Sunday, 7 July 2013

Sighting the Ramadan Crescent Moon

Monday evening all eyes will be on the Saudi sky - well, Muslim eyes anyway, attempting to spot the crescent moon signifying the start of Ramadan.

We were talking last night about the need to sight the moon when, after centuries of astrological study and using latest technology, it should be possible to pinpoint exactly when the moon in its crescent form will appear over the horizon after the sun has set.

But the moon must be sighted.
Actually seen.
Not imagined behind a cloud.
Whether by the naked eye or through binoculars (I have no idea if binoculars were around in the early Islamic days, though it is perfectly acceptable to use them now).

The latest weather forecast is a bit of a worry though.  Dust storms for the next three days might make spotting anything in the sky a bit difficult.

Hubster and I will be staying in Riyadh for most of Ramadan.  Many expats choose to leave the country when Ramadan is imminent.  Granted, it can be tough for non-Muslims who remain here as we're expected to be respectful of the Holy Month and implement a number of changes to the our daily routines and behaviors so as not to offend.

To be honest, the only thing that is really challenging for this non-Muslim is remembering not to eat or drink anything, not even water, when out in public during daylight hours.  Not that there is any reason to be out and about during the day - almost everything is closed or on an extreme go slow.  It's common knowledge among expats to get all your visa applications lodged, and returned, long before Ramadan.  Official working hours for the Public Sector this year are 10 a.m til 3 p.m, though in reality everybody considers those hours a guideline only.

As expats need to be mindful of their actions even in the workplace, Hubster usually takes a packed lunch to work and eats discreetly behind closed doors.  Restaurants are closed during the day, though supermarkets open for a few daylight hours so families can get the shopping done in preparation for the long awaited evening meal.

The first Ramadan I was here our compound cafe closed out of respect, the sign taped to the door said, for Ramadan.  It didn't really bother me, I have a Nespresso at home.  The other non-Muslims, however, weren't very impressed.  After all, they said, we live in this space to deliberately separate ourselves from the 'craziness' outside these walls.  So, ever since, our cafe has been open during Ramadan and I admit to going there, though mostly to use the free WiFi.
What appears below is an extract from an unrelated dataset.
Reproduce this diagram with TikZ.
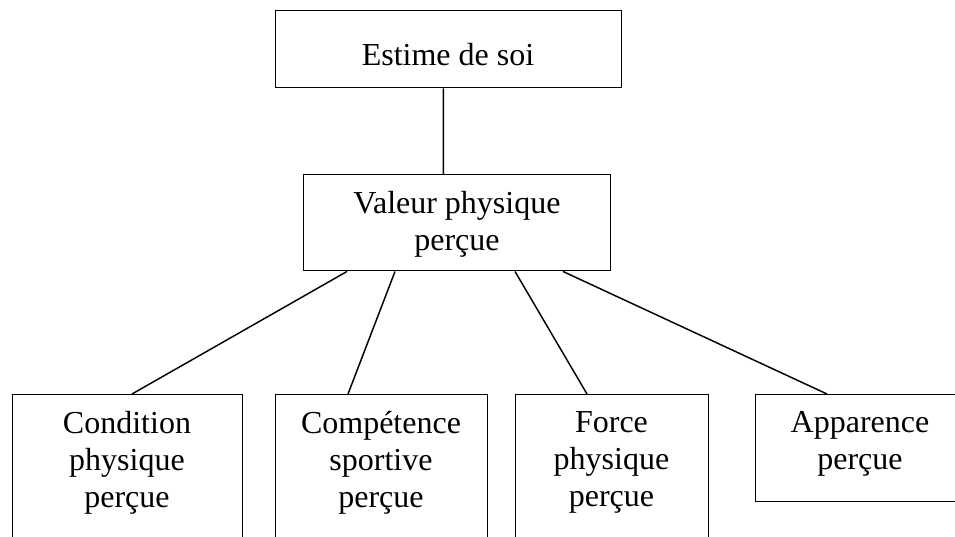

Private Sector companies, if they can, change their operating hours completely.  Nighttime simply becomes daytime.  For example, at the ladies gym down the road the Ramadan hours are 9 p.m. - 2 a.m.  I have no idea who actually goes to the gym at those hours.  I certainly don't!  (Most gyms with annual subscriptions offer one month free, with Ramadan in mind).  

Riyadh city comes alive in the evening after Iftar when families are together, gifts are exchanged, prayers are said and the fast is broken.  And the food....Most hotels put on huge Iftar feasts every night for an entire month and if you want to go, it pays to book!
All Malls open after Iftar too and, if you go up to the Globe in Faisaliah or the Sky Bridge in Al Mamlaka Tower, you can watch the constant, unbroken chain of headlights backed up on every road into town as people emerge from their homes to enjoy the night life of Riyadh, such that it is.  

Mosques also ramp up their activity during Ramadan as the faithful gather to hear Imams read the Quran in its entirety over the course of the month.  

If you're a Muslim, no doubt Saudi Arabia during Ramadan is a great place to be.  In fact, the non-Saudi Muslims I know love being in Saudi for Ramadan, not because they are particularly pious, but because Saudi has shorter daylight hours so they aren't fasting as long as Muslims in say, the UK.  Plus the entire country stops for Ramadan which is extremely supportive, as opposed to other countries who couldn't give two hoots about your fasting, or the temptation to eat that is everywhere, and where forgiveness for your exhaustion and crankiness due to hunger is unlikely to be forthcoming.  

Signs for Ramadan started appearing about town a couple of weeks ago.  This one at Tamimi was one of the first.  No doubt, when that crescent moon makes its appearance on the Saudi horizon many a Ramadan Kareem will be said.